::: Material

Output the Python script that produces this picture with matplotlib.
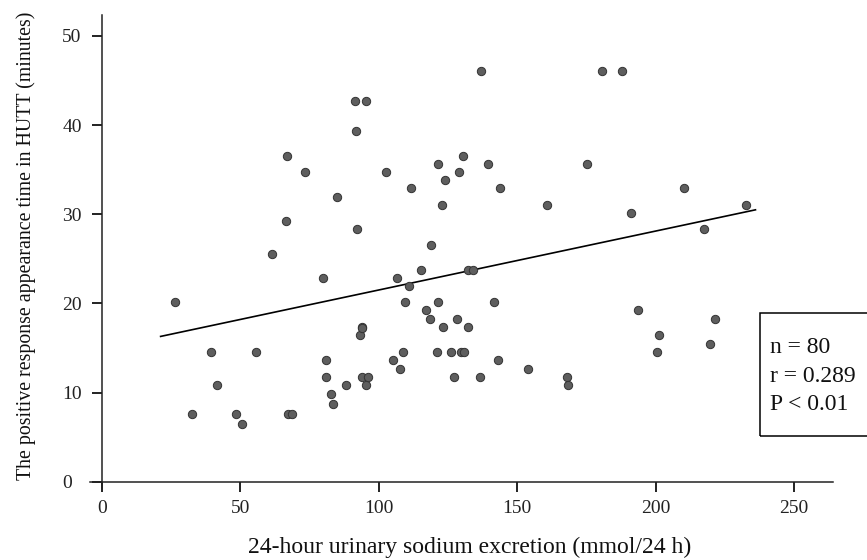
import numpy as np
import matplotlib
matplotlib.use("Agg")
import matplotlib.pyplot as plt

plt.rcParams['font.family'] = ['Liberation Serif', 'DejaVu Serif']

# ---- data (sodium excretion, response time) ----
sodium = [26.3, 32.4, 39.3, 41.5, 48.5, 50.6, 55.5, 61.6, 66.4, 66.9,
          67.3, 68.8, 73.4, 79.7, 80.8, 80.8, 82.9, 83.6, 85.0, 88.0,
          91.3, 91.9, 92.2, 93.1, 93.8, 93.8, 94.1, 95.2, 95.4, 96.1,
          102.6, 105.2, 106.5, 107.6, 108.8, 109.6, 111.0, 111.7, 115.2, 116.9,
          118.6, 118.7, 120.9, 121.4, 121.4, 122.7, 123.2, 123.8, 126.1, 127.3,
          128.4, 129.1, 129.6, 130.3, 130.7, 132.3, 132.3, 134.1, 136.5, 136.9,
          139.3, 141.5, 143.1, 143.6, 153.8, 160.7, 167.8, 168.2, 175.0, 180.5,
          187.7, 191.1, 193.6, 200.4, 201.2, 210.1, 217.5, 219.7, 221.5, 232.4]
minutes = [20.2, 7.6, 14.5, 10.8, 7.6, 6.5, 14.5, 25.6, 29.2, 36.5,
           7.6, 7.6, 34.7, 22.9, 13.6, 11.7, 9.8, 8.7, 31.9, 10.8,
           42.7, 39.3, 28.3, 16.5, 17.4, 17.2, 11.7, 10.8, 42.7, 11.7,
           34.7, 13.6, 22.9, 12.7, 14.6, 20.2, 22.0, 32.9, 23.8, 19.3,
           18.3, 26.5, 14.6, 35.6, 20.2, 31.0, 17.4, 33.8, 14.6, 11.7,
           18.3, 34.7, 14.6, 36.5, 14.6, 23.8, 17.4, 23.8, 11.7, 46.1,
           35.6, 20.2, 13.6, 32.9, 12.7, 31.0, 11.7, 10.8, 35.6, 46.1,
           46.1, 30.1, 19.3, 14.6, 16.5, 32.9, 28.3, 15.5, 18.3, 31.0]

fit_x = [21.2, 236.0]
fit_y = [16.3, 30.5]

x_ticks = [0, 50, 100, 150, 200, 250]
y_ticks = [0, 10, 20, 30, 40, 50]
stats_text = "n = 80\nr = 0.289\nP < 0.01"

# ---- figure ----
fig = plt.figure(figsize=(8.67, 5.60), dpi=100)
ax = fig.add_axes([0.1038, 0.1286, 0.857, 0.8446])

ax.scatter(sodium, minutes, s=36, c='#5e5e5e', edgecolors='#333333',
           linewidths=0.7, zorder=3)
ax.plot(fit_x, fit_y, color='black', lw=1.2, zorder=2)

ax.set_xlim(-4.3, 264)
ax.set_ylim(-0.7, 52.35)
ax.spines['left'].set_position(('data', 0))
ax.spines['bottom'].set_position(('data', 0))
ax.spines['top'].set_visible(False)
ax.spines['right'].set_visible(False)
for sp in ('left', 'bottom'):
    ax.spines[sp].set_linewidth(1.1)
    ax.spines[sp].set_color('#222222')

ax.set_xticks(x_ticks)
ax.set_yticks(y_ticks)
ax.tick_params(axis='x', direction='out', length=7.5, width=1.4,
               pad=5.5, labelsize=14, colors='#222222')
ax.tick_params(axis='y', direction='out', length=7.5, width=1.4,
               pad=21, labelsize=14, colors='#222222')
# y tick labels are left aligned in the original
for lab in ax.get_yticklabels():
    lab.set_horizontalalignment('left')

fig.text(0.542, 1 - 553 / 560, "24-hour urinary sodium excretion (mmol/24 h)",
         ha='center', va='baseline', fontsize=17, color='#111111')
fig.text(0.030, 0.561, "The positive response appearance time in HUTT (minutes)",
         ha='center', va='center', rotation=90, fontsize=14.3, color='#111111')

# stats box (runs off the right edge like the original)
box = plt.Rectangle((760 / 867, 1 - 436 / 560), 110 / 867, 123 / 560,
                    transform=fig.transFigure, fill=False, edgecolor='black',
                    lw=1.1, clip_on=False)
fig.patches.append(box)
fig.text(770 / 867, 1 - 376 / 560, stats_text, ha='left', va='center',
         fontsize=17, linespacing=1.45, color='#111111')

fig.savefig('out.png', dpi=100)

::::::

**What is required:**
Up to and including the line containing "plt.rcParams['font.family'] = ['Liberation", repeat every line from the start of the data, but none of the pictures.

**Solution to the problem:**
Output the Python script that produces this picture with matplotlib.
import numpy as np
import matplotlib
matplotlib.use("Agg")
import matplotlib.pyplot as plt

plt.rcParams['font.family'] = ['Liberation Serif', 'DejaVu Serif']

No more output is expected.